Some of those efforts have been very public. We are all aware of the colossal pain in the neck airport security has become, for example. Other efforts have been less visible, such as the electronic gathering of information on phone calls and emails undertaken by the National Security Agency.

It is that program that has recently come to the forefront as some in Congress search for ways to attack the president, despite the fact that the program originated in the Bush administration following the 9/11 attacks.

Well, I have to admit that the scope of this recently revealed program was a bit troublesome at first. The idea that somewhere on a hard drive at NSA headquarters there may be a record of an email containing pungent comments about a patdown at YRA just waiting to cause trouble for me was a bit scary.

At least it was, until I realized that a tiny bit of information hidden among several billion messages is, for all practical purposes, invisible. Moreover, even with this surveillance, the government probably has less information on me than Google, iTunes and the book club I belong to.

Still, I do have sympathy for the view that the government may be going too far in snooping into our affairs, although that is balanced by the hope that security procedures will allow me to watch a football game without a pressure cooker full of BBs exploding under my seat during the second quarter.

There are those who contend that freedom should never be compromised in favor of security. They are fond quoting Ben Franklin, who is credited with saying, “Those who surrender freedom for security will not have, nor do they deserve, either one.”

On the other hand, there are those who strive for perfect security, and are more likely to support restrictions on that freedom to achieve it.

Neither side is being realistic, of course. No government can provide perfect security to its citizens.

On the other hand, there is no such thing as perfect freedom, and without security, our freedom is very much compromised — a fact Mr. Franklin, as a newspaperman, should have been aware of. Back in his day, printing an unpopular opinion could, and sometimes did, bring a mob bent on compromising your freedom of the press by smashing your printing press.

The plain fact is that freedom is necessary to live our lives the way we want to, but without security, that freedom is, for all practical purposes, meaningless. One cannot be free if he is living in fear of criminal behavior in his community or financial ruin due to financial manipulations by banks that are “too big to fail.”

The trick, then, is to find a balance between freedom and security; in other words, drawing a line between the two.
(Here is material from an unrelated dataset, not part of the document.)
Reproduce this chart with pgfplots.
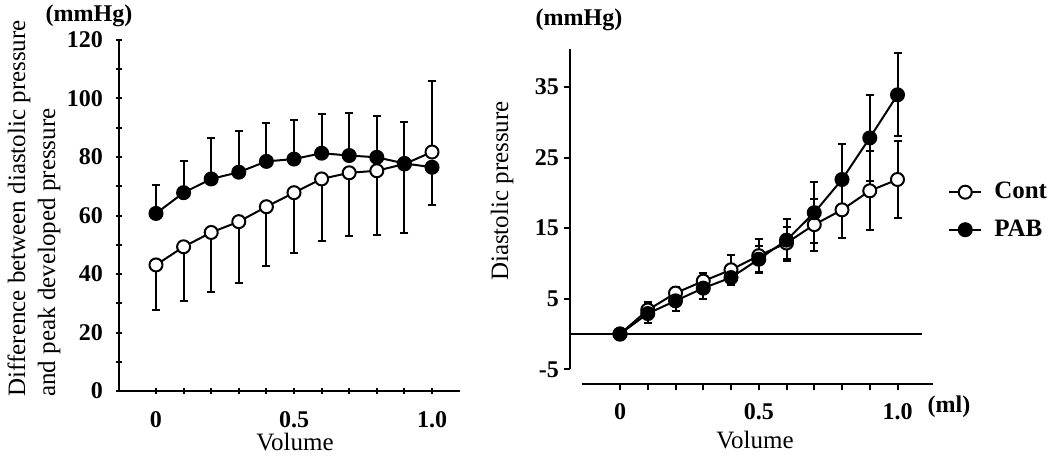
\documentclass[border=0pt]{standalone}
\usepackage{fontspec}
\setmainfont{Liberation Serif}
\usepackage{pgfplots}
\usepackage{pgfplotstable}
\pgfplotsset{compat=1.18}

% left panel: difference between diastolic and peak developed pressure
\pgfplotstableread{
x    y     ep    em
0    43.1  0     15.5
0.1  49.3  0     18.5
0.2  54.2  0     20.4
0.3  57.9  0     20.9
0.4  63.0  0     20.2
0.5  67.8  0     20.7
0.6  72.5  0     21.1
0.7  74.6  0     21.7
0.8  75.3  0     21.9
0.9  77.6  0     23.7
1.0  81.7  24.3  0
}\leftcont
\pgfplotstableread{
x    y     ep    em
0    60.7  9.7   0
0.1  67.8  10.9  0
0.2  72.5  13.9  0
0.3  74.8  14.1  0
0.4  78.5  13.0  0
0.5  79.3  13.3  0
0.6  81.3  13.4  0
0.7  80.5  14.7  0
0.8  79.9  14.2  0
0.9  77.8  14.2  0
1.0  76.5  0     12.8
}\leftpab
% right panel: diastolic pressure
\pgfplotstableread{
x    y     e
0    0     0
0.1  3.4   1.1
0.2  5.8   0.9
0.3  7.5   1.2
0.4  9.1   2.1
0.5  11.1  2.4
0.6  12.9  2.3
0.7  15.5  3.7
0.8  17.6  4.0
0.9  20.3  5.6
1.0  21.9  5.4
}\rightcont
\pgfplotstableread{
x    y     e
0    0     0
0.1  2.9   1.4
0.2  4.7   1.4
0.3  6.5   1.5
0.4  8.0   0.6
0.5  10.6  1.85
0.6  13.3  3.0
0.7  17.2  4.3
0.8  21.9  5.0
0.9  27.8  6.1
1.0  33.9  5.9
}\rightpab

\pgfplotsset{
  panel/.style={
    scale only axis, clip=false,
    tick align=outside,
    major tick length=3pt, minor tick length=3pt,
    tick style={black, line width=1pt},
    tick label style={font=\bfseries\fontsize{12}{12}\selectfont},
    /pgf/number format/assume math mode=true,
    xtick={0,0.5,1}, xticklabels={0,0.5,1.0},
    minor x tick num=4,
  },
  series/.style={
    black, line width=1pt, mark=*, mark size=3.25pt,
    error bars/y dir=both, error bars/y explicit,
    error bars/error mark=-,
    error bars/error bar style={line width=1pt, black},
    error bars/error mark options={rotate=90, mark size=2pt, line width=1pt, black},
  },
  cont/.style={series, mark options={fill=white, draw=black, line width=1pt}},
  pab/.style={series, mark options={fill=black, draw=black}},
}

\begin{document}
\begin{tikzpicture}
\useasboundingbox (0,0) rectangle (525pt,228pt);

\begin{axis}[panel,
  at={(59.5pt,32.5pt)}, anchor=south west,
  width=170.5pt, height=175.5pt,
  axis x line=bottom, axis y line=left,
  x axis line style={-, line width=1pt},
  y axis line style={-, line width=1pt},
  xmin=-0.134, xmax=1.1014, ymin=0, ymax=120,
  ytick={0,20,...,120}, minor y tick num=1,
  yticklabel style={xshift=-3pt},
  xticklabel style={yshift=-5pt},
]
\addplot[cont] table[x=x, y=y, y error plus=ep, y error minus=em] {\leftcont};
\addplot[pab] table[x=x, y=y, y error plus=ep, y error minus=em] {\leftpab};
\end{axis}

\begin{axis}[panel,
  at={(284.75pt,35.85pt)}, anchor=south west,
  width=181.9pt, height=167.65pt,
  axis x line*=bottom, axis y line*=left,
  axis line style={draw=none},
  xmin=-0.182, xmax=1.129, ymin=-7.13, ymax=40.4,
  ytick={-5,5,15,25,35},
  yticklabel style={xshift=1.25pt},
  xticklabel style={yshift=-2.85pt},
  legend style={at={(axis description cs:1.040,0.517)}, anchor=west,
    draw=none, fill=none, inner sep=0pt, row sep=5pt,
    font=\bfseries\fontsize{12.5}{12.5}\selectfont,
    /tikz/every odd column/.append style={column sep=4pt}},
  legend cell align=left,
  legend image code/.code={\draw[mark repeat=2, mark phase=2, #1]
    plot coordinates {(0pt,0pt) (8pt,0pt) (16pt,0pt)};},
]
\draw[line width=1pt] (axis cs:-0.182,-5) -- (axis cs:-0.182,40.4);
\draw[line width=1pt] (axis cs:-0.138,-7.13) -- (axis cs:1.129,-7.13);
\draw[line width=1pt] (axis cs:-0.182,0) -- (axis cs:1.087,0);
\addplot[cont] table[x=x, y=y, y error=e] {\rightcont};
\addlegendentry{Cont}
\addplot[pab] table[x=x, y=y, y error=e] {\rightpab};
\addlegendentry{PAB}
\end{axis}

\node[font=\bfseries\fontsize{12}{12}\selectfont] at (44.5pt,220pt) {(mmHg)};
\node[font=\bfseries\fontsize{12}{12}\selectfont] at (289.5pt,218pt) {(mmHg)};
\node[rotate=90, anchor=west, align=left, inner sep=0pt,
  font=\fontsize{12.5}{15}\selectfont] at (17pt,29.5pt)
  {Difference between diastolic pressure\\and peak developed pressure};
\node[rotate=90, font=\fontsize{12.5}{15}\selectfont] at (251pt,132.5pt) {Diastolic pressure};
\node[anchor=base, font=\fontsize{12.5}{15}\selectfont] at (147.5pt,3pt) {Volume};
\node[anchor=base, font=\fontsize{12.5}{15}\selectfont] at (377.5pt,3.85pt) {Volume};
\node[font=\bfseries\fontsize{12}{12}\selectfont] at (474.5pt,24.5pt) {(ml)};
\end{tikzpicture}
\end{document}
But, just as there cannot be perfect security or perfect freedom, there will never be a perfect place to draw that line, and the line will always be fuzzy rather than sharply drawn. Just where to place that limit will be an everlasting issue in a democratic society such as ours. Compromise, although it has become a dirty word among the more radical among us, will be necessary.

In the end, I’m not paranoid about the collection of telephone and email data by the National Security Agency. It is always possible, I suppose, that the information could be misused, but I suspect the odds of that happening are about the same as my being the victim of a terroristic attack.

Realistically, I’m more likely to be struck by lightning.

That doesn’t mean that I won’t keep an eye out for such abuse, which could come from either end of the political spectrum, because, in the words of Thomas Jefferson, “Eternal vigilance is the price of liberty.”